The place where I go to find myself again when I am lost. My Zen garden if you will.
3 comments:
Oh. My. GOSH!!!!
This may not be the best advice, but....if I were in your position and it were feasible, I'd leave that house. Her reneging of privileges and sour attitude alone would make me look elsewhere....yes, you have a great view/proximity to the water, but you're so not happy! And if you're not happy at work, and not happy at home (with poor Sadie gone)....I mean, what are the next nine months going to be but torturous?
In my experience, I need a haven somewhere, whether it be a quiet bedroom, time with a fuzzy pet, an awesome work place, or amazing friends to escape with. And it seems like in your situation, so far, you have none of that there with you. I have sooooooo been there, in a place as close to heaven as I can imagine (Door County, WI). I hated so much of my summer there, and it was because I just accepted the ridiculous expectations and unpleasant situations. And I hate that I hated it! I LOVE that place, normally. And I still do. But I feel like I wasted what could have been a wonderful summer there.
Good luck, Sarah! I'm thinking of you.
Oh, Strong Bad. And Mr. Green. Thank you for making me smile today.
Oh, Sarah. I feel your pain. If only the humor of Strong Bad and Mr. Green could make it go away. Alas. (Actually, if only the humor of Strong Bad and Mr. Green could make R/L go away, but that is even less likely.)

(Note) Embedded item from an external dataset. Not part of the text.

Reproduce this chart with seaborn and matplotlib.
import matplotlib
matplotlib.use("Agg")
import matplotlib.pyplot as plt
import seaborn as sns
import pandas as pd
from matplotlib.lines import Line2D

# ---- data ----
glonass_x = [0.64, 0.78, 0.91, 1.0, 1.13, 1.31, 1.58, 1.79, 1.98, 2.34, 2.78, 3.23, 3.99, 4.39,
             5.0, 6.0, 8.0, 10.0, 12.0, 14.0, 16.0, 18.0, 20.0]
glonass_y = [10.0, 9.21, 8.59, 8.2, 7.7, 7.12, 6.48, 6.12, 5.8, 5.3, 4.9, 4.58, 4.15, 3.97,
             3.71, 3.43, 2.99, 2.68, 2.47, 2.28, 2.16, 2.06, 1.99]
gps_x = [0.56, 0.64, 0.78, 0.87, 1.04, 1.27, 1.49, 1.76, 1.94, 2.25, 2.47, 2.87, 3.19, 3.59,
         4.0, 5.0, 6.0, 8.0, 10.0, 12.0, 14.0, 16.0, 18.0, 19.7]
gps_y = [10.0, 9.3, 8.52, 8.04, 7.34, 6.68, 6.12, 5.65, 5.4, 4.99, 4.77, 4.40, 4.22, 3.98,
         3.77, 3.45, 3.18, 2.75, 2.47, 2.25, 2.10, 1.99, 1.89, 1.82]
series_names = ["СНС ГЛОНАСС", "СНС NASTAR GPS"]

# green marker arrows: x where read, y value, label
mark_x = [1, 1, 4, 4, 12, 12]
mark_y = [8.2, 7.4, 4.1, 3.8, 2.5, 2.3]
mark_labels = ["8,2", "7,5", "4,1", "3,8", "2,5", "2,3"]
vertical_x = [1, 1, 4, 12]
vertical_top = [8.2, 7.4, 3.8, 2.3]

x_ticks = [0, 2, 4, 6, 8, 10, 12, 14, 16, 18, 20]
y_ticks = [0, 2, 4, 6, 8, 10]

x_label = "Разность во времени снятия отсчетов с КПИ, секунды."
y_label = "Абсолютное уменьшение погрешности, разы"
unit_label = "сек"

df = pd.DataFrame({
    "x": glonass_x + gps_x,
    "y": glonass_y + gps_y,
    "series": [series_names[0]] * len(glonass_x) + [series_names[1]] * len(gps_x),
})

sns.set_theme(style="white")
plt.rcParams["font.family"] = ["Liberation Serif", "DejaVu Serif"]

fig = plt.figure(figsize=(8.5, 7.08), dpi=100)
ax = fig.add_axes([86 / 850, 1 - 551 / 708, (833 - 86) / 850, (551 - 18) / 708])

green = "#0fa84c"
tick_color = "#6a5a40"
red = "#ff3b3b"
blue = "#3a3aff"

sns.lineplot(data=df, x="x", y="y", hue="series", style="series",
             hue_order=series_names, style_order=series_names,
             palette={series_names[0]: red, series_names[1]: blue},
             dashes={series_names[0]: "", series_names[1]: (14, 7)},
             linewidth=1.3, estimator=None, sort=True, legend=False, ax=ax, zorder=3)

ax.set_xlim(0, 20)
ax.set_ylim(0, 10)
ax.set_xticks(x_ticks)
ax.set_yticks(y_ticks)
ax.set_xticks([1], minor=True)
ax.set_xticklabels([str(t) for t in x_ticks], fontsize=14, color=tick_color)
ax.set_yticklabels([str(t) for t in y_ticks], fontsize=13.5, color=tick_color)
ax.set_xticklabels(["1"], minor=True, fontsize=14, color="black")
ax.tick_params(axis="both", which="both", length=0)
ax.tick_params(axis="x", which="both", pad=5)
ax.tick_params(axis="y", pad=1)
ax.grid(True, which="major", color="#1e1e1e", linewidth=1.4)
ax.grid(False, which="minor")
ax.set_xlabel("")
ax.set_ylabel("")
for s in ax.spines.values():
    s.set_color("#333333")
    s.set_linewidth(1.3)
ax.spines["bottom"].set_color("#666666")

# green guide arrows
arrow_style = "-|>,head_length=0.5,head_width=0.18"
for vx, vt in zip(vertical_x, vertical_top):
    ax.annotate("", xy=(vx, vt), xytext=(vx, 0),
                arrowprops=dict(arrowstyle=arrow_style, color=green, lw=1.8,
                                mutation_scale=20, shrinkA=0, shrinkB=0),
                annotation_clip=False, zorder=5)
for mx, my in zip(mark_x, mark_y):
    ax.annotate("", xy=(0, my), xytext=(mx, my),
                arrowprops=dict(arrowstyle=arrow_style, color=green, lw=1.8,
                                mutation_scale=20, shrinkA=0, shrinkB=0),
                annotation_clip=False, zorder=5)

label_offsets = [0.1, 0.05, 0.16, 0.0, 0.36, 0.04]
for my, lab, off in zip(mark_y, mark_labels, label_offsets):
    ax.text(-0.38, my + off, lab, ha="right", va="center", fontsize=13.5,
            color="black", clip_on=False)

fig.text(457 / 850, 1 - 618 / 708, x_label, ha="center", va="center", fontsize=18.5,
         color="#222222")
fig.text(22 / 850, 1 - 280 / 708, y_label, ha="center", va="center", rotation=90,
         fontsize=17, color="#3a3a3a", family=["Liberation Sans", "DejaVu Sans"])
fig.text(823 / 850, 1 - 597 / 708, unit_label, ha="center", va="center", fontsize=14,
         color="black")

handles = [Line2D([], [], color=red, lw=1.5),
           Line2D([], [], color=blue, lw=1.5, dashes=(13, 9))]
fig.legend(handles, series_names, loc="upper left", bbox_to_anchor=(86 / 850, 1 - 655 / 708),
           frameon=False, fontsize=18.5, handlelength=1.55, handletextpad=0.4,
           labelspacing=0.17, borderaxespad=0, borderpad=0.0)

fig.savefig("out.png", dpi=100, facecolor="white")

I will keep praying that you find a better situation soon.
Crapfully yours,
Peeser
I agree completely with Genny! Seriously, keep looking for other places to live, I know they're out there. Maybe it might not be with that guy, but I wouldn't stand it there! And I thought my living situation was bad...I had no idea about the laundry.
I am SO SORRY that this has disappointed you so far. Keep your head up (I should take my own advice) and think of the small, happy things day to day. That seems to have helped me a lot.